LONDON, Ontario, November 1, 2021 - Indigenous Peoples and their economic, social and environmental well-being are relatively absent from the conversations in the Canadian Responsible Investment (RI) industry. Despite recent initiatives, few Canadian RI policies or reports of institutional investors make references to Indigenous Peoples. These are key findings from a research team at the Ivey Business School at Western University, having studied the practices of the investment industry for one-year through interviews with stakeholders, observation of industry conferences, and documentary evidence.

Their report “Indigenous Peoples and Responsible Investment in Canada” sheds light on the significant differences in the level of awareness of, and action on, Indigenous rights and reconciliation among the Canadian investment management firms.

For a Q&A on key issues raised by the report with Mark Sevestre and Katherine Wheatley from the Reconciliation and Responsible Investment Initiative, please see this companion article.

 

“Economic actors must address social inequalities and systemic racism to contribute to inclusive growth that creates opportunities for all,” said research team leader, Dr. Diane-Laure Arjaliès, Associate Professor at the Ivey Business School, Western University. “Including Indigenous Peoples in the allocation, distribution, and valuation of capital is an essential step towards this endeavour. In addition, inclusive companies that manage ESG risks and improve outcomes for Indigenous Peoples are also better investments.”

To contribute to progress on the path of reconciliation, the investment industry should include Indigenous perspectives across the investment chain. To achieve this, the report authors Arjaliès, Julie Bernard and Bhanu Putumbaka investigated how the Canadian RI industry specifically embraces six sub-themes deemed key to the process of economic reconciliation:

  • Recognition of Indigenous rights;
  • Diversity and inclusion (of Indigenous Peoples);
  • Building a thriving Indigenous economy through partnership;
  • Fiduciary duty and Indigenous Peoples;
  • Building an inclusive and just transition to a low-carbon economy through partnership; and
  • Indigenous environmental stewardship.

The research team systematically analyzed the inclusion of these themes in each step of the investment chain making recommendations applying to asset owners, asset managers to investee companies, and service providers.

“Reconciliation requires a reorganization of our political, economic, and social systems,” said Mark Sevestre, Lead, Reconciliation and Responsible Investment Initiative (RRII) in partnership with SHARE Canada.The sustainability of the economy is assured when it is just, inclusive, and productive. This necessitates that all members of the populace are afforded equitable economic opportunities. The RI industry necessarily must afford attention and focus to reconciliation, in light of the divergent outcomes between Indigenous and non-Indigenous peoples in Canada.”

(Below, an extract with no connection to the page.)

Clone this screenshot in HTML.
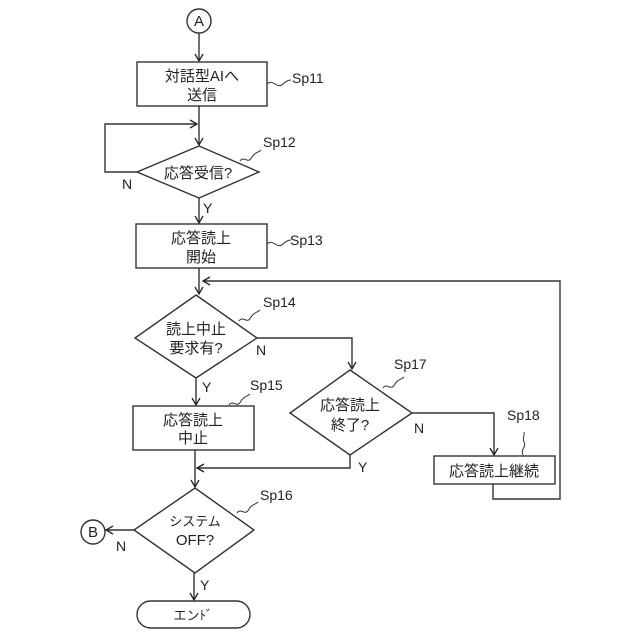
<!DOCTYPE html>
<html><head><meta charset="utf-8"><style>
body{margin:0;background:#fff}
svg{display:block}
text{font-family:"Liberation Sans","Noto Sans CJK JP",sans-serif;fill:#222}
</style></head><body>
<svg width="640" height="640" viewBox="0 0 640 640" xmlns="http://www.w3.org/2000/svg">
<defs><marker id="a" markerWidth="10" markerHeight="10" refX="8" refY="5" orient="auto" markerUnits="userSpaceOnUse"><path d="M1,1 L8,5 L1,9" fill="none" stroke="#222" stroke-width="1.3"/></marker></defs>
<g fill="none" stroke="#333" stroke-width="1.4">
<circle cx="199" cy="21" r="12"/>
<line x1="199" y1="33" x2="199" y2="61" marker-end="url(#a)"/>
<rect x="137" y="62" width="130" height="44"/>
<line x1="199" y1="106" x2="199" y2="145" marker-end="url(#a)"/>
<polyline points="137,172 105,172 105,124 197,124" marker-end="url(#a)"/>
<polygon points="199,146 259,172 199,198 137,172"/>
<line x1="199" y1="198" x2="199" y2="223" marker-end="url(#a)"/>
<rect x="136" y="224" width="131" height="44"/>
<line x1="199" y1="268" x2="199" y2="294" marker-end="url(#a)"/>
<polyline points="493,484 493,499 560,499 560,281 203,281" marker-end="url(#a)"/>
<polygon points="196,295 257,338 196,378 135,338"/>
<polyline points="257,338 352,338 352,369" marker-end="url(#a)"/>
<line x1="196" y1="378" x2="196" y2="405" marker-end="url(#a)"/>
<rect x="133" y="406" width="121" height="44"/>
<line x1="195" y1="450" x2="195" y2="487" marker-end="url(#a)"/>
<polyline points="350,455 350,468 197,468" marker-end="url(#a)"/>
<polygon points="350,370 412,413 350,455 290,413"/>
<polyline points="412,413 494,413 494,455" marker-end="url(#a)"/>
<rect x="434" y="456" width="121" height="28"/>
<polygon points="195,488 254,530 195,573 134,530"/>
<line x1="134" y1="530" x2="106" y2="530" marker-end="url(#a)"/>
<circle cx="93" cy="532" r="12"/>
<line x1="194" y1="573" x2="194" y2="600" marker-end="url(#a)"/>
<rect x="137" y="601" width="113" height="27" rx="13.5"/>
<g stroke-width="1">
<path d="M267,84 c6,-6 10,6 16,0 c3,-3 5,-4 8,-4"/>
<path d="M240,161 c4,-6 8,4 12,-4 c3,-5 6,-4 9,-7"/>
<path d="M267,244 c6,-6 10,6 16,0 c3,-3 5,-4 8,-4"/>
<path d="M239,321 c4,-6 8,4 12,-4 c3,-5 6,-4 9,-7"/>
<path d="M229,405 c4,-6 8,4 12,-4 c3,-5 6,-4 9,-7"/>
<path d="M237,513 c4,-6 8,4 12,-4 c3,-5 6,-4 9,-7"/>
<path d="M383,388 c4,-6 8,4 12,-4 c3,-5 6,-4 9,-7"/>
<path d="M523,455 c-3,-6 4,-8 1,-13 c-2,-4 1,-6 0,-10"/>
</g>
</g>
<g font-size="15" text-anchor="middle">
<text x="199" y="26">A</text>
<text x="202" y="81">対話型AIへ</text>
<text x="202" y="100">送信</text>
<text x="198" y="178">応答受信?</text>
<text x="201" y="243">応答読上</text>
<text x="201" y="262">開始</text>
<text x="196" y="334">読上中止</text>
<text x="196" y="353">要求有?</text>
<text x="193" y="425">応答読上</text>
<text x="193" y="443">中止</text>
<text x="350" y="410">応答読上</text>
<text x="350" y="430">終了?</text>
<text x="494" y="476">応答読上継続</text>
<text x="195" y="526" font-size="13">システム</text>
<text x="195" y="545">OFF?</text>
<text x="93" y="537">B</text>
<text x="193" y="620" font-size="13">エンﾄﾞ</text>
</g>
<g font-size="14">
<text x="292" y="83">Sp11</text>
<text x="263" y="147">Sp12</text>
<text x="290" y="245">Sp13</text>
<text x="263" y="307">Sp14</text>
<text x="250" y="390">Sp15</text>
<text x="260" y="500">Sp16</text>
<text x="394" y="369">Sp17</text>
<text x="507" y="420">Sp18</text>
<text x="122" y="189">N</text>
<text x="203" y="213">Y</text>
<text x="256" y="355">N</text>
<text x="202" y="392">Y</text>
<text x="414" y="433">N</text>
<text x="358" y="472">Y</text>
<text x="116" y="551">N</text>
<text x="200" y="590">Y</text>
</g>
</svg>
</body></html>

The research team systematically analyzed the inclusion of these themes in each step of the investment chain making recommendations applying to asset owners, asset managers to investee companies, and service providers. 

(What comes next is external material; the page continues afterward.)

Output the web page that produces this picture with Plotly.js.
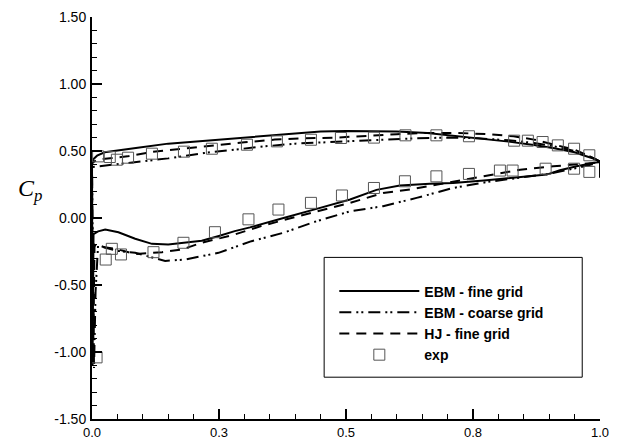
<!DOCTYPE html>
<html>
<head>
<meta charset="utf-8">
<script src="https://cdn.plot.ly/plotly-3.0.1.min.js"></script>
<style>html,body{margin:0;padding:0;background:#fff;}#chart{width:625px;height:440px;}</style>
</head>
<body>
<div id="chart"></div>
<script>
// EBM - fine grid (upper surface TE->LE, then lower surface LE->TE)
var ebmFineX = [1.0,0.99,0.97,0.95,0.91,0.87,0.82,0.77,0.72,0.66,0.60,0.55,0.50,0.45,0.40,0.34,0.28,0.22,0.15,0.09,0.05,0.025,0.01,0.003,0.0,
                0.001,0.003,0.012,0.026,0.052,0.085,0.118,0.15,0.183,0.216,0.248,0.281,0.311,0.341,0.377,0.442,0.508,0.56,0.606,0.665,0.711,0.777,0.843,0.895,0.921,0.954,0.987,1.0,1.0];
var ebmFineCp = [0.42,0.44,0.465,0.49,0.52,0.545,0.57,0.59,0.615,0.635,0.645,0.65,0.65,0.645,0.63,0.61,0.597,0.578,0.555,0.525,0.505,0.49,0.465,0.44,0.40,
                 -1.10,-0.12,-0.10,-0.086,-0.106,-0.155,-0.193,-0.197,-0.185,-0.17,-0.136,-0.098,-0.07,-0.036,0.0,0.068,0.138,0.21,0.242,0.255,0.262,0.281,0.306,0.324,0.356,0.386,0.41,0.42,0.30];

// EBM - coarse grid
var ebmCoarseX = [1.0,0.98,0.95,0.91,0.87,0.82,0.76,0.70,0.64,0.58,0.52,0.46,0.40,0.34,0.28,0.22,0.15,0.09,0.05,0.02,0.008,0.0,
                  0.004,0.007,0.012,0.025,0.05,0.085,0.144,0.183,0.249,0.314,0.377,0.442,0.508,0.573,0.639,0.678,0.711,0.78,0.84,0.90,0.95,0.985,1.0];
var ebmCoarseCp = [0.42,0.46,0.50,0.535,0.56,0.58,0.595,0.60,0.595,0.585,0.575,0.565,0.555,0.535,0.51,0.485,0.445,0.42,0.40,0.39,0.385,0.38,
                   -1.12,-0.55,-0.20,-0.22,-0.245,-0.26,-0.32,-0.31,-0.26,-0.173,-0.11,-0.024,0.05,0.088,0.15,0.192,0.224,0.27,0.30,0.33,0.37,0.40,0.42];

// HJ - fine grid
var hjFineX = [1.0,0.98,0.95,0.91,0.87,0.83,0.78,0.72,0.66,0.60,0.54,0.48,0.42,0.36,0.30,0.24,0.18,0.12,0.07,0.04,0.02,0.008,0.0,
               0.002,0.005,0.012,0.026,0.052,0.085,0.118,0.138,0.177,0.216,0.281,0.333,0.376,0.442,0.508,0.573,0.626,0.68,0.73,0.777,0.843,0.908,0.954,0.985,1.0];
var hjFineCp = [0.42,0.46,0.51,0.55,0.585,0.61,0.625,0.635,0.635,0.625,0.61,0.60,0.595,0.585,0.565,0.542,0.517,0.495,0.46,0.45,0.44,0.43,0.41,
                -1.05,-0.20,-0.21,-0.22,-0.235,-0.27,-0.26,-0.255,-0.235,-0.185,-0.123,-0.06,-0.017,0.05,0.113,0.187,0.212,0.25,0.285,0.316,0.36,0.386,0.40,0.41,0.42];

// Experiment
var expX = [0.012,0.035,0.049,0.071,0.118,0.181,0.236,0.305,0.364,0.431,0.49,0.555,0.617,0.678,0.742,0.831,0.858,0.887,0.917,0.949,0.979,
            0.009,0.027,0.039,0.057,0.121,0.18,0.242,0.308,0.367,0.431,0.492,0.555,0.616,0.678,0.742,0.803,0.828,0.893,0.949,0.979];
var expCp = [0.46,0.455,0.435,0.45,0.48,0.495,0.517,0.547,0.572,0.584,0.597,0.60,0.617,0.617,0.61,0.577,0.577,0.567,0.542,0.517,0.468,
             -1.04,-0.31,-0.23,-0.272,-0.255,-0.185,-0.106,-0.01,0.063,0.113,0.168,0.224,0.274,0.311,0.329,0.354,0.354,0.368,0.368,0.344];

var xTickVals = [0, 0.25, 0.5, 0.75, 1.0];
var xTickText = ["0.0", "0.3", "0.5", "0.8", "1.0"];
var yTickVals = [-1.5, -1.0, -0.5, 0, 0.5, 1.0, 1.5];
var yTickText = ["-1.50", "-1.00", "-0.50", "0.00", "0.50", "1.00", "1.50"];
var seriesNames = ["EBM - fine grid", "EBM - coarse grid", "HJ - fine grid", "exp"];

var traces = [
  {x: ebmFineX, y: ebmFineCp, name: seriesNames[0], mode: 'lines', line: {color: '#000', width: 2}},
  {x: ebmCoarseX, y: ebmCoarseCp, name: seriesNames[1], mode: 'lines', line: {color: '#000', width: 2, dash: '12px,5px,2px,3px,2px,5px'}},
  {x: hjFineX, y: hjFineCp, name: seriesNames[2], mode: 'lines', line: {color: '#000', width: 2, dash: '10px,7px'}},
  {x: expX, y: expCp, name: seriesNames[3], mode: 'markers', marker: {symbol: 'square-open', size: 11, color: '#555', line: {width: 1, color: '#555'}}}
];

var layout = {
  width: 625, height: 440, autosize: false,
  margin: {l: 92, r: 25, t: 17, b: 21},
  paper_bgcolor: '#fff', plot_bgcolor: '#fff',
  font: {family: 'Liberation Sans, Arial, sans-serif', size: 14, color: '#000'},
  showlegend: true,
  legend: {
    x: 0.477, y: 0.357, xanchor: 'left', yanchor: 'top',
    bgcolor: 'rgba(0,0,0,0)', borderwidth: 0,
    font: {family: 'Liberation Sans, Arial, sans-serif', size: 14, color: '#000', weight: 'bold'},
    itemwidth: 80, tracegroupgap: 0
  },
  xaxis: {
    range: [0, 1], showgrid: false, zeroline: false, showline: true, linecolor: '#000', linewidth: 2,
    ticks: 'inside', ticklen: 10, tickwidth: 1.5, tickcolor: '#000',
    tickmode: 'array', tickvals: xTickVals, ticktext: xTickText,
    minor: {ticks: 'inside', ticklen: 5, tickwidth: 1, tickcolor: '#000', dtick: 0.05, tick0: 0},
    tickfont: {size: 13}, ticklabelstandoff: 0, fixedrange: true
  },
  yaxis: {
    range: [-1.5, 1.5], showgrid: false, zeroline: false, showline: true, linecolor: '#000', linewidth: 2,
    ticks: 'inside', ticklen: 10, tickwidth: 1.5, tickcolor: '#000',
    tickmode: 'array', tickvals: yTickVals, ticktext: yTickText,
    minor: {ticks: 'inside', ticklen: 5, tickwidth: 1, tickcolor: '#000', dtick: 0.1, tick0: 0},
    tickfont: {size: 14}, ticklabelstandoff: 1, fixedrange: true
  },
  shapes: [
    {type: 'rect', xref: 'paper', yref: 'paper', x0: 0.457, x1: 0.965, y0: 0.104, y1: 0.402,
     line: {color: '#000', width: 1}, fillcolor: 'rgba(0,0,0,0)'}
  ],
  annotations: [
    {xref: 'paper', yref: 'y', x: -0.122, y: 0.21, showarrow: false, xanchor: 'center', yanchor: 'middle',
     text: '<i>C<sub>p</sub></i>', font: {family: 'Liberation Serif, Times New Roman, serif', size: 24, color: '#000'}}
  ]
};

Plotly.newPlot('chart', traces, layout, {displayModeBar: false, staticPlot: true});
</script>
</body>
</html>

The report co-sponsored by Ivey’s Centre for Building Sustainable Value and the Ian O. Ihnatowycz Institute for Leadership aims to create dialogue and pathways to engage the Canadian responsible investment industry in the process of truth and reconciliation. This report is also an example of the current Canadian business schools’ efforts to respond to Call to Action 92, which offers a roadmap for the business community to think about and practice reconciliation.